L’idea alla base sarebbe affidare Gaza a una leadership palestinese sotto protezione USA e Lega Araba. Il piano, nato negli ultimi mesi dell’amministrazione Biden e accelerato con il ritorno di Trump, prevede anche la presenza di forze armate arabo-statunitensi nella Striscia, uno status speciale ONU, infrastrutture in Sinai, diritti di estrazione del gas al largo di Gaza e altre misure strategiche. Secondo Ynet Ben-Menashe, ex agente dell’intelligence israeliana di origini iraniane, vanta un passato a dir poco controverso: coinvolto nello scandalo Iran-Contras ( 1985-1986), assolto negli Stati Uniti, in seguito ha affermato di aver lavorato per il Mossad, dichiarazione smentita da Israele. Come lobbista, ha rappresentato figure come Robert Mugabe e governi militari di diversi Paesi africani e asiatici. Da Amman, Hulileh ha confermato di aver discusso il progetto con Ben-Menashe, spiegando di avergli versato 130.000 dollari su un contratto da 300.000. Dove prende tutti quesi soldi? Mistero. Per lui, il primo passo imprescindibile è un cessate il fuoco permanente. Si immagina come coordinatore della ricostruzione di Gaza, con l’obiettivo di far entrare fino a 1.000 camion di aiuti al giorno, aprire più valichi commerciali e ristabilire legge e ordine sotto un’amministrazione né legata a Hamas né all’Autorità Palestinese.Hulileh stima che la ricostruzione della Striscia richiederebbe 53 miliardi di dollari di investimenti, con contributi attesi dagli Stati del Golfo, ma vincolati a impegni concreti da Stati Uniti e Unione Europea.

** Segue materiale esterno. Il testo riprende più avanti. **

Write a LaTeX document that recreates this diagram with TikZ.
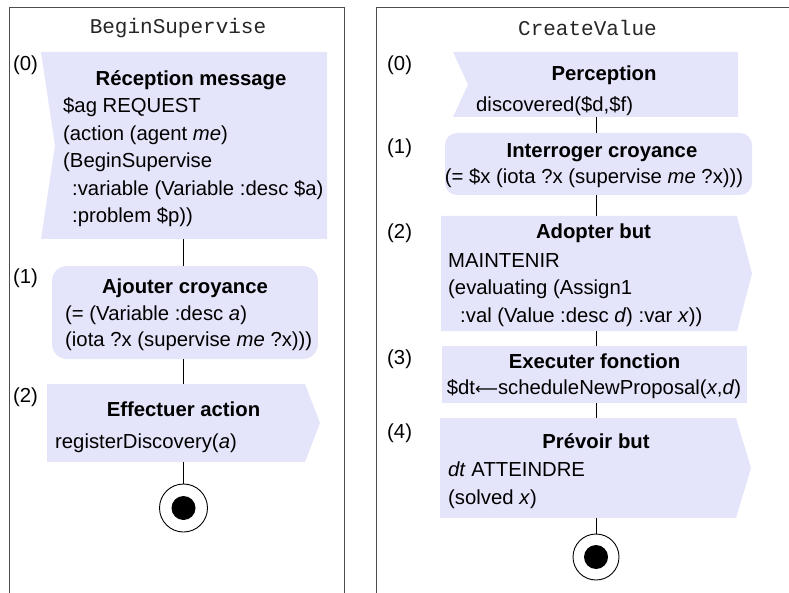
\documentclass[tikz,border=0pt]{standalone}
\usepackage{fontspec}
\setmainfont{Liberation Sans}
\newfontfamily\monofont{Liberation Mono}
\newfontfamily\arrowfont{DejaVu Sans}
\definecolor{boxfill}{RGB}{228,228,250}
\begin{document}
\begin{tikzpicture}[x=1pt,y=-1pt,
  myframe/.style={draw=black!70, line width=1pt},
  myarea/.style={inner sep=0pt, outer sep=0pt, draw=none},
  mytxt/.style={font=\fontsize{20.3}{24}\selectfont, inner sep=0pt, anchor=base west},
  myttl/.style={font=\bfseries\fontsize{20.3}{24}\selectfont, inner sep=0pt, anchor=base},
  mynum/.style={font=\fontsize{20.3}{24}\selectfont, inner sep=0pt, anchor=base west},
  myhead/.style={font=\monofont\fontsize{21}{24}\selectfont, inner sep=0pt, text=black!85},
  mylink/.style={draw=black, line width=0.9pt},
  myendout/.style={circle, draw=black, line width=0.9pt, fill=white, inner sep=0pt},
  myenddot/.style={circle, fill=black, minimum size=24pt, inner sep=0pt},
]
\useasboundingbox (0,0) rectangle (789,593);
\coordinate (lc) at (183.5,0);
\coordinate (rc) at (596,0);

% frames
\draw[myframe] (9.5,600) -- (9.5,8) -- (344,8) -- (344,600);
\draw[myframe] (376,600) -- (376,8) -- (800,8);
\node[myhead] (h1) at (178,28) {BeginSupervise};
\node[myhead] (h2) at (587.5,28) {CreateValue};

% ---------- left column ----------
\node[myarea, minimum width=286pt, minimum height=187pt] (b0) at (184,145.5) {};
\fill[boxfill] (b0.north west) -- (b0.north east) -- (b0.south east) -- (b0.south west) -- ([xshift=14pt]b0.west) -- cycle;
\node[myarea, fill=boxfill, rounded corners=15pt, minimum width=266pt, minimum height=93pt] (b1) at (185,312.5) {};
\node[myarea, minimum width=258pt, minimum height=78pt] (b2) at (176,423) {};
\fill[boxfill] (b2.north west) -- (b2.north east) -- ([xshift=15pt]b2.east) -- (b2.south east) -- (b2.south west) -- cycle;
\node[myendout, minimum size=48pt] (e1) at (183.5,508) {};
\node[myenddot] (d1) at (e1.center) {};

\draw[mylink] (b0.south -| lc) -- (b1.north -| lc);
\draw[mylink] (b1.south -| lc) -- (b2.north -| lc);
\draw[mylink] (b2.south -| lc) -- (e1.north);

\node[mynum] (n0) at (13,71) {(0)};
\node[myttl] (t0) at (191,86) {Réception message};
\node[mytxt] (l01) at (63,113) {\$ag REQUEST};
\node[mytxt] (l02) at (63,140.5) {(action (agent \textit{me})};
\node[mytxt] (l03) at (63,168) {(BeginSupervise};
\node[mytxt] (l04) at (72,195.5) {:variable (Variable :desc \$a)};
\node[mytxt] (l05) at (72,223) {:problem \$p))};

\node[mynum] (n1) at (13,284) {(1)};
\node[myttl] (t1) at (185,294) {Ajouter croyance};
\node[mytxt] (l11) at (65,320.5) {(= (Variable :desc \textit{a})};
\node[mytxt] (l12) at (65,346) {(iota ?x (supervise \textit{me} ?x)))};

\node[mynum] (n2) at (13,402) {(2)};
\node[myttl] (t2) at (183.5,416) {Effectuer action};
\node[mytxt] (l21) at (55,448) {registerDiscovery(\textit{a})};

% ---------- right column ----------
\node[myarea, minimum width=285pt, minimum height=65pt] (r0) at (595.5,84.5) {};
\fill[boxfill] (r0.north west) -- (r0.north east) -- (r0.south east) -- (r0.south west) -- ([xshift=15pt]r0.west) -- cycle;
\node[myarea, fill=boxfill, rounded corners=12pt, minimum width=307pt, minimum height=62pt] (r1) at (598.5,164) {};
\node[myarea, minimum width=296pt, minimum height=115pt] (r2) at (589,273.5) {};
\fill[boxfill] (r2.north west) -- (r2.north east) -- ([xshift=15pt]r2.east) -- (r2.south east) -- (r2.south west) -- cycle;
\node[myarea, fill=boxfill, minimum width=305pt, minimum height=57pt] (r3) at (594.5,374.5) {};
\node[myarea, minimum width=296pt, minimum height=100pt] (r4) at (588,468) {};
\fill[boxfill] (r4.north west) -- (r4.north east) -- ([xshift=15pt]r4.east) -- (r4.south east) -- (r4.south west) -- cycle;
\node[myendout, minimum size=46pt] (e2) at (596,557) {};
\node[myenddot] (d2) at (e2.center) {};

\draw[mylink] (r0.south -| rc) -- (r1.north -| rc);
\draw[mylink] (r1.south -| rc) -- (r2.north -| rc);
\draw[mylink] (r2.south -| rc) -- (r3.north -| rc);
\draw[mylink] (r3.south -| rc) -- (r4.north -| rc);
\draw[mylink] (r4.south -| rc) -- (e2.north);

\node[mynum] (m0) at (387,71) {(0)};
\node[myttl] (s0) at (604,81) {Perception};
\node[mytxt] (k01) at (476,112) {discovered(\$d,\$f)};
\node[mynum] (m1) at (387,154) {(1)};
\node[myttl] (s1) at (602,158) {Interroger croyance};
\node[mytxt, anchor=base] (k11) at (594,184) {(= \$x (iota ?x (supervise \textit{me} ?x)))};
\node[mynum] (m2) at (387,239) {(2)};
\node[myttl] (s2) at (593.5,239) {Adopter but};
\node[mytxt] (k21) at (448,268) {MAINTENIR};
\node[mytxt] (k22) at (448,295) {(evaluating (Assign1};
\node[mytxt] (k23) at (460,323) {:val (Value :desc \textit{d}) :var \textit{x}))};
\node[mynum] (m3) at (387,364) {(3)};
\node[myttl] (s3) at (594.5,368) {Executer fonction};
\node[mytxt, anchor=base] (k31) at (594,394) {\$dt{\arrowfont\fontsize{16}{20}\selectfont ⟵}scheduleNewProposal(\textit{x},\textit{d})};
\node[mynum] (m4) at (387,438) {(4)};
\node[myttl] (s4) at (596,448) {Prévoir but};
\node[mytxt] (k41) at (448,476) {\textit{dt} ATTEINDRE};
\node[mytxt] (k42) at (448,504) {(solved \textit{x})};
\end{tikzpicture}
\end{document}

Ha inoltre notato segnali di apertura da parte di Israele verso una fine definitiva del conflitto, citando le parole dell’inviato di Trump, Steve Witkoff, secondo cui l’obiettivo è porre termine alla guerra e liberare tutti gli ostaggi in un’unica trattativa. L’iniziativa di Samir Halilah potrà davvero andare in porto? Molto dipenderà dalla posizione di Israele, e il fatto che il suo progetto risulti gradito ad Hamas non rappresenta certo la via più efficace per ottenere il via libera da Gerusalemme. Senza contare che la diffusione del suo nome potrebbe essere stata orchestrata per comprometterne le possibilità. Non sarebbe né la prima né l’ultima volta che accade specie a queste latitudini.